• **REQUIRED TASK**
Find the string "this" in the entries and copy each line that has it.
--- Start EXTRACTED RECORDS ---
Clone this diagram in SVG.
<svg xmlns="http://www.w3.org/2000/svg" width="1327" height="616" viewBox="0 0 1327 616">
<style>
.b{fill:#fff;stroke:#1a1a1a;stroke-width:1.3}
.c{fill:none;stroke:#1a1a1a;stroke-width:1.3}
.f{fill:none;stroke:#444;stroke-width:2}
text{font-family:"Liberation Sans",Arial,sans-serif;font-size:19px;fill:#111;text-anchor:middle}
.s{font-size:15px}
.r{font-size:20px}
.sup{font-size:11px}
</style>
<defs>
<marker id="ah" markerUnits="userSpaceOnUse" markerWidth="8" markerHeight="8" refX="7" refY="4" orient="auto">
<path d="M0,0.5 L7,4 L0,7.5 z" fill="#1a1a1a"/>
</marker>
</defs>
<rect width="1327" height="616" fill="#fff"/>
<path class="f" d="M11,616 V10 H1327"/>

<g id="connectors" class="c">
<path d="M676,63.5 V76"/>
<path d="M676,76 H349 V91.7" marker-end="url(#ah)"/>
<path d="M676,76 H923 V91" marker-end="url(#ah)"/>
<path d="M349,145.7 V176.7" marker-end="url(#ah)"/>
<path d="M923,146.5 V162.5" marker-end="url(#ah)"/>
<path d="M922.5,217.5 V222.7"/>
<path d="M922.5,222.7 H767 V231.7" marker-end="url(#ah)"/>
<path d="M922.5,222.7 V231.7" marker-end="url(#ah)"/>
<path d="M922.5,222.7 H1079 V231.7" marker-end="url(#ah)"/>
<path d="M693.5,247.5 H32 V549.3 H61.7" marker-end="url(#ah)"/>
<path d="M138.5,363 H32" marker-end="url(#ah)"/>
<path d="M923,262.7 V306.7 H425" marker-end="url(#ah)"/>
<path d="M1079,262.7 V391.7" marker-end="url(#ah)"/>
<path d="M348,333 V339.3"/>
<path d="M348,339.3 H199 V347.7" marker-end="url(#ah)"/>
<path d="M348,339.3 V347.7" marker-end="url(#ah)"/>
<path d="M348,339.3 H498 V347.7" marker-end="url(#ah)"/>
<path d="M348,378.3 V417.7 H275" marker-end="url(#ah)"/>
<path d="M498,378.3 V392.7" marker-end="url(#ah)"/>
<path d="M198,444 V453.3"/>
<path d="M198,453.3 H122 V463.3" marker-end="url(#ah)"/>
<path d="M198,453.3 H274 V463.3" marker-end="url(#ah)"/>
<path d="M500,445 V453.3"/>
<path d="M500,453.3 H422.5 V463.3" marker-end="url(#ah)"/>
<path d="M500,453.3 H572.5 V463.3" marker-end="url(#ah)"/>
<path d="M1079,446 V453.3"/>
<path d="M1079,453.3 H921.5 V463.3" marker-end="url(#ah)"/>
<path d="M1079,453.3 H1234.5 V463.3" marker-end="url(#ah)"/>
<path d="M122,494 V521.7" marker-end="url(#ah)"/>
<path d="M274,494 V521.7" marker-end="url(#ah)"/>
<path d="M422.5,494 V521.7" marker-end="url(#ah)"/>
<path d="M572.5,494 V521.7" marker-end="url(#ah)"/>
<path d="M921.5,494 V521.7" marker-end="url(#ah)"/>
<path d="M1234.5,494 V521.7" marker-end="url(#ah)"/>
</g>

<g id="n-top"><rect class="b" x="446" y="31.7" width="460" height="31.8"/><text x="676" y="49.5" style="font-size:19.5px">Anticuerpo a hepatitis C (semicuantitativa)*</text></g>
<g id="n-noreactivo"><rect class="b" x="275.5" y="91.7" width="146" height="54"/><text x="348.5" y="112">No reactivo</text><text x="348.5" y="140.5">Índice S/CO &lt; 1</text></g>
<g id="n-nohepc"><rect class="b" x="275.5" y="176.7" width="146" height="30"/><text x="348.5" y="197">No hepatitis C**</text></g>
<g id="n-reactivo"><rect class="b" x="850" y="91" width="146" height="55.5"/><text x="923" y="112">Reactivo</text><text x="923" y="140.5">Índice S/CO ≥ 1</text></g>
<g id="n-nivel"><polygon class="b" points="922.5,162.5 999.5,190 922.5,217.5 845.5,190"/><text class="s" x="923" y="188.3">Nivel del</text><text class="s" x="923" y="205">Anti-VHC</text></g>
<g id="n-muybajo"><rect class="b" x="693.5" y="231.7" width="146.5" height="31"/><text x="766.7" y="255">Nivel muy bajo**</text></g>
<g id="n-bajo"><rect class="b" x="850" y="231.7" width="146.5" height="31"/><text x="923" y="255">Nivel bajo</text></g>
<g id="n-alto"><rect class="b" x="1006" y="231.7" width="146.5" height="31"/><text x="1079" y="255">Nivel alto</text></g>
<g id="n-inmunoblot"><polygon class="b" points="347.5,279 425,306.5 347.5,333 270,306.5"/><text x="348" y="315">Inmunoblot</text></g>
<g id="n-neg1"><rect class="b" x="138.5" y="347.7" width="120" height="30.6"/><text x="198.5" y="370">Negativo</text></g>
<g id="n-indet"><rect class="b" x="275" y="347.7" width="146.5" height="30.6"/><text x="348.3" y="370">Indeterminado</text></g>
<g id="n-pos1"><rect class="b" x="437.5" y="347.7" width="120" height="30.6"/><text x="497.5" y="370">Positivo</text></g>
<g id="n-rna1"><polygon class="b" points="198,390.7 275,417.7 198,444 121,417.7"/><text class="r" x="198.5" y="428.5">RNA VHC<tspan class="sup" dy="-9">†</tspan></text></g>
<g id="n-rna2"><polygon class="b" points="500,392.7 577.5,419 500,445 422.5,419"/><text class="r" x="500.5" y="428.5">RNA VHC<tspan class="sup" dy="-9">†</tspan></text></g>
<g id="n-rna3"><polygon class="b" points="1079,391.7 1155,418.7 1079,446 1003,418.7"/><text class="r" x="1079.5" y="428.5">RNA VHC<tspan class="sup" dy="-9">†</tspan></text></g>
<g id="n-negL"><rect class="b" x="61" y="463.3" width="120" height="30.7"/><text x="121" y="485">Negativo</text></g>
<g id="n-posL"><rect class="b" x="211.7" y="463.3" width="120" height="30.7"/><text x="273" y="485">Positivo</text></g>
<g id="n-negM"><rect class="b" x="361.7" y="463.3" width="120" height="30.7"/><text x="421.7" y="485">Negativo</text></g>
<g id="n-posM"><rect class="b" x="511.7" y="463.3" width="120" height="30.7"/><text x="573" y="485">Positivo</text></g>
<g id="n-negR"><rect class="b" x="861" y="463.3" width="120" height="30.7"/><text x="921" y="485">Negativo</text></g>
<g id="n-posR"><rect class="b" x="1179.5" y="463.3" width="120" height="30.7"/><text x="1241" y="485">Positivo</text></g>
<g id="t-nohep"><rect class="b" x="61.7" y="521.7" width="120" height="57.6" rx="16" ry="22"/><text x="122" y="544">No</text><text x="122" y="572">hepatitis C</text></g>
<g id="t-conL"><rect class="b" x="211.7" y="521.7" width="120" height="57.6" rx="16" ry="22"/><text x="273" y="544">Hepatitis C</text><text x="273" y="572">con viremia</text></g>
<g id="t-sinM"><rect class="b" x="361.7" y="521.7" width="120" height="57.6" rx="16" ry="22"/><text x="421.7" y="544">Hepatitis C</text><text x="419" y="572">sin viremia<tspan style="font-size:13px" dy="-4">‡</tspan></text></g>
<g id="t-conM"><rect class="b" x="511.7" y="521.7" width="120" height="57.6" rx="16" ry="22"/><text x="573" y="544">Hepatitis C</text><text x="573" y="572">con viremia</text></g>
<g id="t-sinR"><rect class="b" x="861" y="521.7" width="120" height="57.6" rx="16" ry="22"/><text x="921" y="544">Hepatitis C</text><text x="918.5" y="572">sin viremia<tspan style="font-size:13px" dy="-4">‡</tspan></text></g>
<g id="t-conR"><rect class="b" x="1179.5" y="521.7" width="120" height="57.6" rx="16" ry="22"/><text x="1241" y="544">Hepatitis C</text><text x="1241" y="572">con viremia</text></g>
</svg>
--- End EXTRACTED RECORDS ---
--- Start EXTRACTED RECORDS ---
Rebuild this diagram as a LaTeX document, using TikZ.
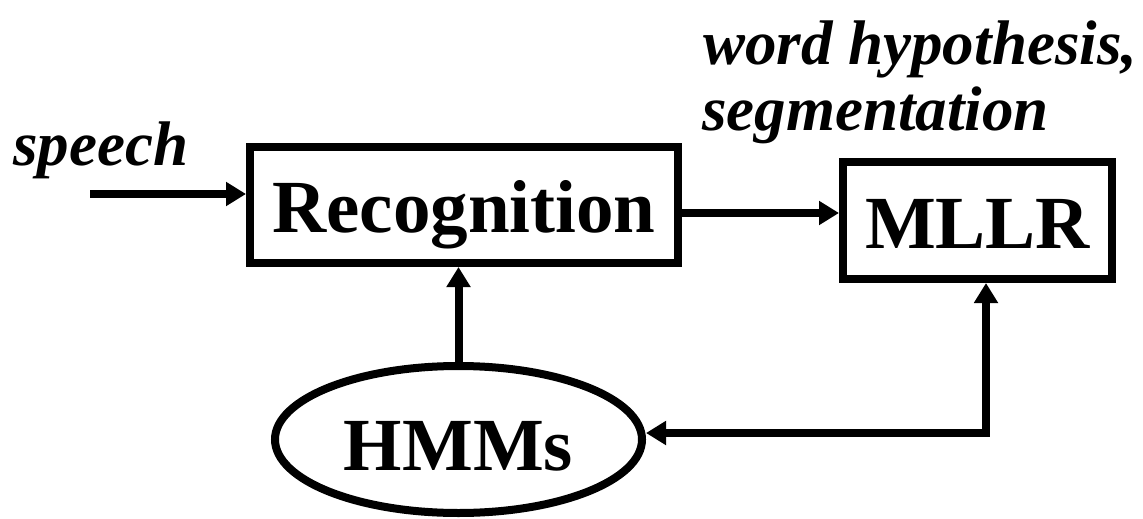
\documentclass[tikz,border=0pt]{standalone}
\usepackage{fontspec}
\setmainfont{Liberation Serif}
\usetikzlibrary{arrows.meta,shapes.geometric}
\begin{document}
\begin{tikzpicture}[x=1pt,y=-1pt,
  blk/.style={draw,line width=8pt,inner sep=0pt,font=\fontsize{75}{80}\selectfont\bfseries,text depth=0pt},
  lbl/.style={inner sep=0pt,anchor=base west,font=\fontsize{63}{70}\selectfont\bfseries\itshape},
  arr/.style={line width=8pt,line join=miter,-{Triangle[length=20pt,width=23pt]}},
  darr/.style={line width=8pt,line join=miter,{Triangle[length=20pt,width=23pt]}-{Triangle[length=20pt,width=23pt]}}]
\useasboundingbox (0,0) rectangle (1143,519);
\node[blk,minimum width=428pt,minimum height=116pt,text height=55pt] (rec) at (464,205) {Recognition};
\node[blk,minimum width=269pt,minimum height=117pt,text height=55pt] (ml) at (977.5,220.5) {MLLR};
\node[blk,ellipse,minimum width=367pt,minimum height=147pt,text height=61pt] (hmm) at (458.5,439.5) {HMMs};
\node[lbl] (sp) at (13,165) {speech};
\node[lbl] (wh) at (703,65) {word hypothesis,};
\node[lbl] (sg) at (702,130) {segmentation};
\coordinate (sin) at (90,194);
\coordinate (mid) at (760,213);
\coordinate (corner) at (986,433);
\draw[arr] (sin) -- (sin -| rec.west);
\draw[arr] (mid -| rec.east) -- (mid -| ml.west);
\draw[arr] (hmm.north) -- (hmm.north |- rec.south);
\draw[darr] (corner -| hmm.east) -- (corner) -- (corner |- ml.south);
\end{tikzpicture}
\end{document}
--- End EXTRACTED RECORDS ---
• **CORRECT RESPONSE**
Clone this diagram in SVG.
Rebuild this diagram as a LaTeX document, using TikZ.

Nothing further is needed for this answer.